* _Goal_: Give a verbatim copy of the lines below, minus the pictures.

* _Data shown_:

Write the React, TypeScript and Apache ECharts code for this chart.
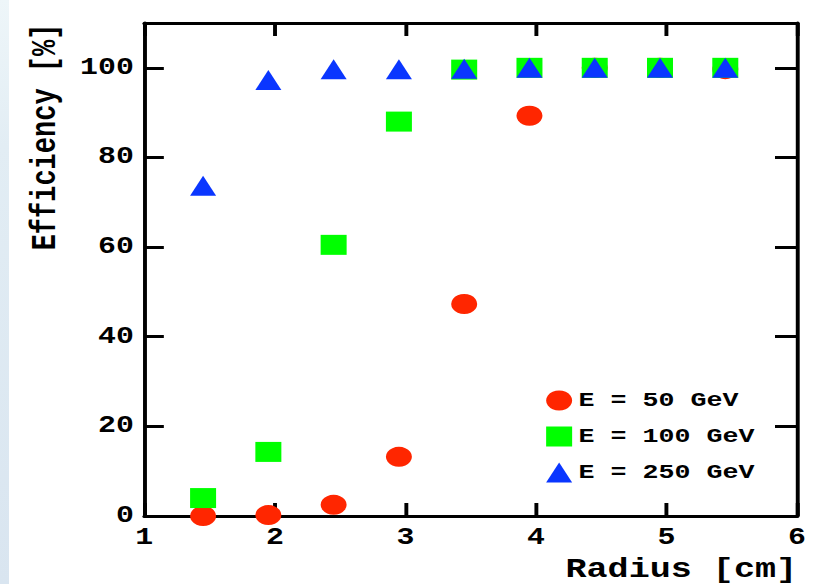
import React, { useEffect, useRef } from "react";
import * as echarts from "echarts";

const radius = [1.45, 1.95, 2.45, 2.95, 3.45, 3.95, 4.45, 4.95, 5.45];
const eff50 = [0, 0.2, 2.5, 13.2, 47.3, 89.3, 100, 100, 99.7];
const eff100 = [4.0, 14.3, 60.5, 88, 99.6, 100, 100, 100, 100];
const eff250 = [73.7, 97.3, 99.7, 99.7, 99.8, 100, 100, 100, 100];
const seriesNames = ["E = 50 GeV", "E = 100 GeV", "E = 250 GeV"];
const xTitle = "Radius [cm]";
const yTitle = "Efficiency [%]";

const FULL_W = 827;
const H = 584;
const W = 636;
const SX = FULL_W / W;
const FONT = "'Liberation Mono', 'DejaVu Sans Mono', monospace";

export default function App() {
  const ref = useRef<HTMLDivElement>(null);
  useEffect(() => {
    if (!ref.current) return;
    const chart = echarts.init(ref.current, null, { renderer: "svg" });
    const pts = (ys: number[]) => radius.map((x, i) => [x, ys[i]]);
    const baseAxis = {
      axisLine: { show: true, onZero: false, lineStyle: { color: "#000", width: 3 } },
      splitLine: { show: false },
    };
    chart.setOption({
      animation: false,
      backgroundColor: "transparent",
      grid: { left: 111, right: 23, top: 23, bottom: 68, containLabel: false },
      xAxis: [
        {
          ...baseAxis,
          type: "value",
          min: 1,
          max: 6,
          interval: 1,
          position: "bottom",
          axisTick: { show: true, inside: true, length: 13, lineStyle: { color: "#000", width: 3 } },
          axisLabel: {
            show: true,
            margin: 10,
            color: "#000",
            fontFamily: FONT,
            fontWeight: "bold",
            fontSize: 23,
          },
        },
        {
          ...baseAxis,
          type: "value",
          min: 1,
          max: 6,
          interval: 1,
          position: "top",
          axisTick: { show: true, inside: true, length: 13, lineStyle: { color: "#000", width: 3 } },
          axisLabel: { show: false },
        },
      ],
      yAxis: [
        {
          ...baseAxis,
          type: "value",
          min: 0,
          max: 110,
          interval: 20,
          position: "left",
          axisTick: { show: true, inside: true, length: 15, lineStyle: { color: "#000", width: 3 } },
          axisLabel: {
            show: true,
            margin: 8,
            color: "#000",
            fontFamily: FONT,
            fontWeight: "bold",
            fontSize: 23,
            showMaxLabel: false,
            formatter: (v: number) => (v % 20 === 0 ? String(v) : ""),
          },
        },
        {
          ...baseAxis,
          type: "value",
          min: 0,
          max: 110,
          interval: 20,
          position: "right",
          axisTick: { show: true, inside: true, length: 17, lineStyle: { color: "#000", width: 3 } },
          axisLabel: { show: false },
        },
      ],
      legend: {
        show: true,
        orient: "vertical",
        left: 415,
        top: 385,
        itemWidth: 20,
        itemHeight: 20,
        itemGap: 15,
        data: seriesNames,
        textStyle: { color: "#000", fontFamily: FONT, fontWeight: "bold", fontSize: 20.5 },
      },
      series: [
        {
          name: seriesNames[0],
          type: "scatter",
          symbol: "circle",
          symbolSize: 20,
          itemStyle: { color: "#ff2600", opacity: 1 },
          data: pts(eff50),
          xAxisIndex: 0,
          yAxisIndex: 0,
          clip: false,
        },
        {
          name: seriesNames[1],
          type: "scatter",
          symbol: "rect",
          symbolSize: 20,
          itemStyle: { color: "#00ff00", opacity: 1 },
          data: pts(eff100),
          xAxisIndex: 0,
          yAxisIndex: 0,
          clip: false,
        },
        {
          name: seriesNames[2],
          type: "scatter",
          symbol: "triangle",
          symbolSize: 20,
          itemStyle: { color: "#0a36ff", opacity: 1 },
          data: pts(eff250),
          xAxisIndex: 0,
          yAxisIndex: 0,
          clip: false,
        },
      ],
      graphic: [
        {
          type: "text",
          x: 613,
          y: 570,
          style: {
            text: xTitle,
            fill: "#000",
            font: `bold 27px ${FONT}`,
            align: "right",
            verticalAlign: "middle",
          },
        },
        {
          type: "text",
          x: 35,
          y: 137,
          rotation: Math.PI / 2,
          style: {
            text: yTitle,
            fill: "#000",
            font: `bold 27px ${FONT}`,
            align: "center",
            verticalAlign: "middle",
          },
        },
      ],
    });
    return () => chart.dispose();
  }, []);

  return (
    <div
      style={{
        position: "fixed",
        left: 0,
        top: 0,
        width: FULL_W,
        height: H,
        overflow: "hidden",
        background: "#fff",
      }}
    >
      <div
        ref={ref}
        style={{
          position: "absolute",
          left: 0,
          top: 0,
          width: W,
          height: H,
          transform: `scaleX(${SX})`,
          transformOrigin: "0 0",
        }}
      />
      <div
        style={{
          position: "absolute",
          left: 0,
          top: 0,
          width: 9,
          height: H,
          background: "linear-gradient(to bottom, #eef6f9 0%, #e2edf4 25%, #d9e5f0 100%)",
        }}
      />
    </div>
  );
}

* _Result of this task_:
Write the React, TypeScript and Apache ECharts code for this chart.
import React, { useEffect, useRef } from "react";
import * as echarts from "echarts";

const radius = [1.45, 1.95, 2.45, 2.95, 3.45, 3.95, 4.45, 4.95, 5.45];
const eff50 = [0, 0.2, 2.5, 13.2, 47.3, 89.3, 100, 100, 99.7];
const eff100 = [4.0, 14.3, 60.5, 88, 99.6, 100, 100, 100, 100];
const eff250 = [73.7, 97.3, 99.7, 99.7, 99.8, 100, 100, 100, 100];
const seriesNames = ["E = 50 GeV", "E = 100 GeV", "E = 250 GeV"];
const xTitle = "Radius [cm]";
const yTitle = "Efficiency [%]";

const FULL_W = 827;
const H = 584;
const W = 636;
const SX = FULL_W / W;
const FONT = "'Liberation Mono', 'DejaVu Sans Mono', monospace";

export default function App() {
  const ref = useRef<HTMLDivElement>(null);
  useEffect(() => {
    if (!ref.current) return;
    const chart = echarts.init(ref.current, null, { renderer: "svg" });
    const pts = (ys: number[]) => radius.map((x, i) => [x, ys[i]]);
    const baseAxis = {
      axisLine: { show: true, onZero: false, lineStyle: { color: "#000", width: 3 } },
      splitLine: { show: false },
    };
    chart.setOption({
      animation: false,
      backgroundColor: "transparent",
      grid: { left: 111, right: 23, top: 23, bottom: 68, containLabel: false },
      xAxis: [
        {
          ...baseAxis,
          type: "value",
          min: 1,
          max: 6,
          interval: 1,
          position: "bottom",
          axisTick: { show: true, inside: true, length: 13, lineStyle: { color: "#000", width: 3 } },
          axisLabel: {
            show: true,
            margin: 10,
            color: "#000",
            fontFamily: FONT,
            fontWeight: "bold",
            fontSize: 23,
          },
        },
        {
          ...baseAxis,
          type: "value",
          min: 1,
          max: 6,
          interval: 1,
          position: "top",
          axisTick: { show: true, inside: true, length: 13, lineStyle: { color: "#000", width: 3 } },
          axisLabel: { show: false },
        },
      ],
      yAxis: [
        {
          ...baseAxis,
          type: "value",
          min: 0,
          max: 110,
          interval: 20,
          position: "left",
          axisTick: { show: true, inside: true, length: 15, lineStyle: { color: "#000", width: 3 } },
          axisLabel: {
            show: true,
            margin: 8,
            color: "#000",
            fontFamily: FONT,
            fontWeight: "bold",
            fontSize: 23,
            showMaxLabel: false,
            formatter: (v: number) => (v % 20 === 0 ? String(v) : ""),
          },
        },
        {
          ...baseAxis,
          type: "value",
          min: 0,
          max: 110,
          interval: 20,
          position: "right",
          axisTick: { show: true, inside: true, length: 17, lineStyle: { color: "#000", width: 3 } },
          axisLabel: { show: false },
        },
      ],
      legend: {
        show: true,
        orient: "vertical",
        left: 415,
        top: 385,
        itemWidth: 20,
        itemHeight: 20,
        itemGap: 15,
        data: seriesNames,
        textStyle: { color: "#000", fontFamily: FONT, fontWeight: "bold", fontSize: 20.5 },
      },
      series: [
        {
          name: seriesNames[0],
          type: "scatter",
          symbol: "circle",
          symbolSize: 20,
          itemStyle: { color: "#ff2600", opacity: 1 },
          data: pts(eff50),
          xAxisIndex: 0,
          yAxisIndex: 0,
          clip: false,
        },
        {
          name: seriesNames[1],
          type: "scatter",
          symbol: "rect",
          symbolSize: 20,
          itemStyle: { color: "#00ff00", opacity: 1 },
          data: pts(eff100),
          xAxisIndex: 0,
          yAxisIndex: 0,
          clip: false,
        },
        {
          name: seriesNames[2],
          type: "scatter",
          symbol: "triangle",
          symbolSize: 20,
          itemStyle: { color: "#0a36ff", opacity: 1 },
          data: pts(eff250),
          xAxisIndex: 0,
          yAxisIndex: 0,
          clip: false,
        },
      ],
      graphic: [
        {
          type: "text",
          x: 613,
          y: 570,
          style: {
            text: xTitle,
            fill: "#000",
            font: `bold 27px ${FONT}`,
            align: "right",
            verticalAlign: "middle",
          },
        },
        {
          type: "text",
          x: 35,
          y: 137,
          rotation: Math.PI / 2,
          style: {
            text: yTitle,
            fill: "#000",
            font: `bold 27px ${FONT}`,
            align: "center",
            verticalAlign: "middle",
          },
        },
      ],
    });
    return () => chart.dispose();
  }, []);

  return (
    <div
      style={{
        position: "fixed",
        left: 0,
        top: 0,
        width: FULL_W,
        height: H,
        overflow: "hidden",
        background: "#fff",
      }}
    >
      <div
        ref={ref}
        style={{
          position: "absolute",
          left: 0,
          top: 0,
          width: W,
          height: H,
          transform: `scaleX(${SX})`,
          transformOrigin: "0 0",
        }}
      />
      <div
        style={{
          position: "absolute",
          left: 0,
          top: 0,
          width: 9,
          height: H,
          background: "linear-gradient(to bottom, #eef6f9 0%, #e2edf4 25%, #d9e5f0 100%)",
        }}
      />
    </div>
  );
}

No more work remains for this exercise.